The left side of the router "object" represents serial 0/0 while the right side represents serial 1/0. The pink serial link is in pink simply to make it easier to see.


Bean Dip said:
You are probably going to need to switch to RIP v2 to make this work as is. Other options are changing your networks to be contiguous or changing routing protocols and redistributing routes (such as OSPF or EIGRP... but not IGRP because it doesn't support discontiguous networks either)
Stupid question, but, if it's getting to the internet router (R5), shouldn't R5 just send the packet along its gateway of last resort (10.60.110.1)?
 
OK, so you have your routers doing RIP, all have addresses in the 10.xxx range.

You then hook a "external" router up to your R5, it has a 10.xxx address.

OK, first thing, R5 will not tell the other routers about this route, as its in the same subnet as it is (RIP is classfull, so 10.xxx is 10/8 or a class A network) as far as RIP is concerned.

It would be like, R5 would tell R2, hey, I see 10.xxx over here. R2 would then go, yeah, so, so do i......and then nothing hapens.

Use a different routing protocol (if i can recommend, OSPF, its worth learning) that supports classes or VLSM routing (they are the same thing, Variable Length Subnet Mask and classless)

Cheers
 
OK the picture helps and I believe Kristo is right.
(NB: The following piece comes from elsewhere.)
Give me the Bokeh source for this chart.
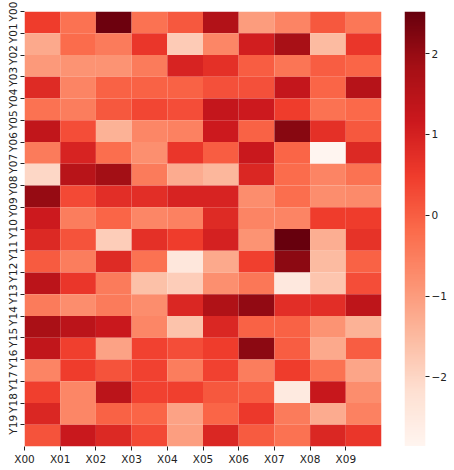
import numpy as np
from bokeh.plotting import figure
from bokeh.layouts import row
from bokeh.models import ColumnDataSource, LinearColorMapper, FixedTicker
from bokeh.palettes import Reds256
from bokeh.embed import file_html
from bokeh.resources import INLINE

x_labels = ["X%02d" % i for i in range(10)]
y_labels = ["Y%02d" % i for i in range(20)]

# values per row (Y00..Y19), columns X00..X09
Y00 = [0.50, -0.30, 2.45, -0.30, 0.10, 1.60, -1.00, -0.60, 0.10, -0.40]
Y01 = [-1.20, -0.20, -0.45, 0.60, -1.80, -0.65, 1.05, 1.80, -1.50, 0.60]
Y02 = [-0.95, -0.85, -0.85, -0.45, 0.95, 0.70, 0.00, -0.35, 0.00, -0.10]
Y03 = [0.80, -0.60, -0.05, -0.05, -0.05, 0.20, 0.20, 1.30, -0.10, 1.55]
Y04 = [-0.30, -0.50, 0.10, 0.35, 0.25, 1.30, 1.15, 0.50, -0.30, -0.15]
Y05 = [1.35, 0.25, -1.35, -0.65, -0.55, 1.15, -0.05, 2.15, 0.70, 0.10]
Y06 = [-0.45, 0.95, -0.25, -0.80, 0.60, 0.00, 1.20, -0.10, -2.86, 0.85]
Y07 = [-2.00, 1.50, 1.85, -0.45, -1.25, -1.45, 0.90, -0.20, -0.60, -0.30]
Y08 = [2.00, 0.30, 0.75, 0.75, 0.95, 0.95, -0.75, -0.25, -0.75, -0.70]
Y09 = [1.15, -0.50, -0.10, -0.65, -0.55, 0.80, -0.60, -0.60, 0.50, 0.50]
Y10 = [0.85, 0.15, -1.85, 0.70, 0.50, 1.00, -0.85, 2.52, -1.30, 0.65]
Y11 = [0.05, -0.50, 0.80, -0.30, -2.40, -1.20, 0.45, 2.10, -1.50, -0.05]
Y12 = [1.45, 0.60, -0.45, -1.60, -1.85, -0.80, -0.40, -2.45, -1.70, 0.25]
Y13 = [-0.45, -0.75, -0.45, -0.75, 0.90, 1.65, 2.05, 0.75, 0.75, 1.40]
Y14 = [1.75, 1.45, 1.20, -0.65, -1.65, 0.90, -0.05, -0.05, -0.85, -1.35]
Y15 = [1.35, 0.45, -1.10, 0.40, 0.25, 0.50, 2.10, 0.00, -1.20, 0.00]
Y16 = [-0.60, 0.50, 0.15, 0.40, -0.50, 0.40, -0.50, 0.50, -0.30, -1.15]
Y17 = [0.45, -0.65, 1.45, 0.40, 0.45, 0.10, 0.00, -2.50, 1.25, -0.75]
Y18 = [0.90, -0.65, -0.05, -0.10, -1.10, -0.10, 0.55, -0.45, -1.25, -0.55]
Y19 = [0.15, 1.20, 0.85, 0.30, -1.05, 0.90, 0.05, -0.30, 0.90, 0.60]

rows = [Y00, Y01, Y02, Y03, Y04, Y05, Y06, Y07, Y08, Y09,
        Y10, Y11, Y12, Y13, Y14, Y15, Y16, Y17, Y18, Y19]
cbar_ticks = [-2, -1, 0, 1, 2]

vals = np.array(rows)
nr, nc = vals.shape
ci, ri = np.meshgrid(np.arange(nc), np.arange(nr))
src = ColumnDataSource(dict(x=(ci + 0.5).ravel(), y=(ri + 0.5).ravel(), v=vals.ravel()))

low, high = float(vals.min()), float(vals.max())
mapper = LinearColorMapper(palette=list(reversed(Reds256)), low=low, high=high)

TXT = "#222222"
FS = "10.5px"

p = figure(frame_width=357, frame_height=435, x_range=(0, nc), y_range=(nr, 0),
           output_backend="svg", toolbar_location=None,
           min_border_top=11, min_border_left=24, min_border_right=23, min_border_bottom=0)
p.rect(x="x", y="y", width=1, height=1, source=src,
       fill_color={"field": "v", "transform": mapper}, line_color=None)

p.grid.visible = False
p.outline_line_color = None
for ax in (p.xaxis, p.yaxis):
    ax.axis_line_color = None
    ax.minor_tick_line_color = None
    ax.major_tick_in = 0
    ax.major_tick_out = 4
    ax.major_tick_line_color = TXT
    ax.major_label_text_font = "DejaVu Sans"
    ax.major_label_text_font_size = FS
    ax.major_label_text_color = TXT
    ax.major_label_standoff = 2
p.xaxis.ticker = FixedTicker(ticks=list(range(nc)))
p.xaxis.major_label_overrides = {i: s for i, s in enumerate(x_labels)}
p.yaxis.ticker = FixedTicker(ticks=list(range(nr)))
p.yaxis.major_label_overrides = {i: s for i, s in enumerate(y_labels)}
p.yaxis.major_label_orientation = "vertical"

# colour bar as its own small figure
cb = figure(frame_width=21, frame_height=435, x_range=(0, 1), y_range=(low, high),
            output_backend="svg", toolbar_location=None, y_axis_location="right",
            min_border_top=11, min_border_left=0, min_border_right=4, min_border_bottom=0)
grad = np.linspace(low, high, 256).reshape(-1, 1)
cb.image(image=[grad], x=0, y=low, dw=1, dh=high - low, color_mapper=mapper)
cb.xaxis.visible = False
cb.grid.visible = False
cb.outline_line_color = None
cb.yaxis.ticker = FixedTicker(ticks=cbar_ticks)
cb.yaxis.major_label_overrides = {t: str(t).replace("-", "\u2212") for t in cbar_ticks}
cb.yaxis.axis_line_color = None
cb.yaxis.minor_tick_line_color = None
cb.yaxis.major_tick_in = 0
cb.yaxis.major_tick_out = 4
cb.yaxis.major_tick_line_color = TXT
cb.yaxis.major_label_text_font = "DejaVu Sans"
cb.yaxis.major_label_text_font_size = FS
cb.yaxis.major_label_text_color = TXT
cb.yaxis.major_label_standoff = 2

layout = row(p, cb)
open("out.html", "w").write(file_html(layout, INLINE))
R5 sees all 10.xxx.xxx.xxx networks as being on the same network. Therefore when a packet hits him that is actually destined for an outside network he drops it instead of forwarding it. Basically to verbalize it:

R5 - "I received a packet destined for a network that I don't know. But since 10.60.xxx.xxx is on the same network I don't know why you sent it to me. I will send an ICMP redirect back to the router that sent this to me and drop it because there is a better route than sending it through me. Next time just send it straight to the 10.60.xxx.xxx device."

On the other hand if a packet originates on R5 then he will send it out because it is in his routing table.
 
Thanks for the help guys :). I thought thinks seemed fishy when "show ip route" had 10.0.0.0/8 connected via RIP.